Allein auf die Trebgaster Abnehmer verlassen will sich der "Bräu" aber nicht mehr. Er ist überzeugt, dass die künftigen Bier-Besonderheiten, zwei- bis viertausend Hektoliter will er im Jahr brauen, außerhalb der Region mehr Anerkennung erfahren werden als in Trebgast selbst.
Doch wie ist es zu der momentanen Krise in der Brauerei Haberstumpf gekommen? Wie anderen kleineren Brauereien setzten die wirtschaftlichen Rahmenbedingungen in den vergangenen Jahrzehnten auch der Brauerei Haberstumpf zu. Schon vor Jahrzehnten verlor die Brauerei bedeutende Lieferungen in die Kantinen der Großbetriebe (Eisenbahnkantinen in Neuenmarkt und Baugeschäfte). Dann begann in den 1970er- und 1980er-Jahren das Wirtshaussterben. Wichtige, werbewirksame Absatzstätten schlossen ihre Pforten. "Alle kleineren Brauereien haben darunter zu leiden, dass es immer weniger Gaststätten gibt", sagt Hans Wernlein. Im Umkreis von Trebgast habe ich rund 15 Wirtshäuser verloren, weil die Wirtsleute aufgegeben haben."
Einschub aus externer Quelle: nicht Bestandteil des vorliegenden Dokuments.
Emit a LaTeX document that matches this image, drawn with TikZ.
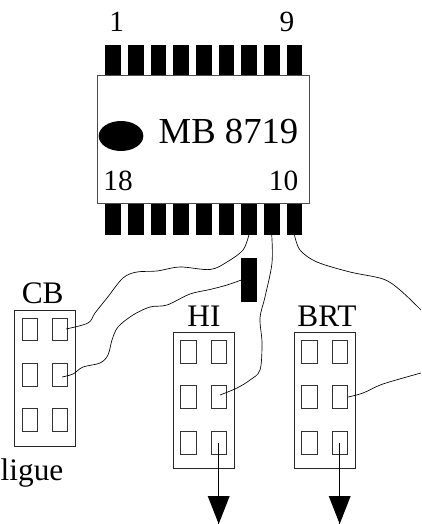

Die "Ersatzgastronomie", die neuen Vereinsheime, ignorierten Hans Wernlein und seine Brauerei. Kein Wunder. Die Vereine erhofften sich und erhielten auch vom Brauriesen aus der Kreisstadt finanzielle Unterstützung für die Einrichtung ihrer Ausschankstätten. Wernlein konnte da nicht mithalten, ist die Bierproduktion in einer kleinen Braustätte doch wesentlich kostenintensiver als in einer modernen Großbrauerei.
Und so kam es, wie es kommen musste: Bier aus Kulmbach gewann auch im Gemeindegebiet Trebgast die Oberhand. In der Gastronomie am Badesee kommt "Kulmbacher" zum Ausschank. Im Restaurant des Trebgaster Naturbühnen-Vereins gibt es nur Bier aus Kulmbach. Im Gasthof Friedrich wird vor allem "Mönchshof" ausgeschenkt. Von Haberstumpf fließt nur die Neben-Sorte "Hell" aus dem Hahn. Beim "Kufer", also in der "Dorfschänke", gibt es seit dem Einbau einer Scherdel-Theke kein Haberstumpf'sches Fassbier mehr. Haberstumpf-Bier beim TSV, Fehlanzeige, ebenso im Vereinsheim des Siedlervereins. Nur der Tennisklub hält dem einheimischen "Zwick'l"-Bier die Treue und natürlich gibt es in der Bräuschänke nach wie vor Haberstumpf-Bier. Wenn also schon in der eigenen Gemeinde der Rückhalt fehlt, dann wird es schwer für die Brauerei vor Ort.
Nun ist es nicht so, dass die Familie Wernlein die Hände in den Schoß gelegt hat. Sie versuchte ihr Heil in Innovationen im Spezialbierbereich. Ihr "Zwick'l", das Erste übrigens weit und breit, genoss allgemeine Anerkennung. Mit Bio-Bieren wollte man in eine Marktnische vorstoßen, und die Bockbiere stießen in den Saisonmonaten auf großen Zuspruch. Schließlich eröffnete die Braumeisterin und Nachfolgerin in der Wernlein-Dynastie, Yvonne Wernlein, die "Bräuschänke" auf dem Brauereigelände. Das neue Lokal erhielt jedoch nicht den erhofften Zuspruch, und so war man gezwungen, die rustikalen Wirtsräume zu vermieten. All das veranlasste Braumeisterin Yvonne Wernlein dazu, ihre Zelte in Trebgast abzubrechen und sich in Schottland eine neue Existenz aufzubauen. Sie arbeitet jetzt als Braumeisterin in der Fyne Ales Brewery in Cairndow am Loch Fyne an der Westküste Schottlands. Dort hat sie in der vergangenen Woche ihren ersten Sud angesetzt.
Der Trebgaster Bürgermeister Werner Diersch zeigte sich am Telefon überrascht von der Einstellung des Braubetriebes bei Haberstumpf. Er kenne "noch keine offizielle Verlautbarung", sagte er. Haberstumpf sei eine Brauerei mit langer Tradition und habe das Leben im Ort über Jahrhunderte begleitet. Die Einstellung des Brauereibetriebes bedauere er sehr. Er würde die Braustätte vermissen. Froh zeigte sich das Gemeindeoberhaupt, dass die Pizzeria in der ehemaligen Bräuschänke weitergeführt werde. Braumeisterin Yvonne Wernlein bescheinigte er, eine hervorragende Braumeisterin zu sein.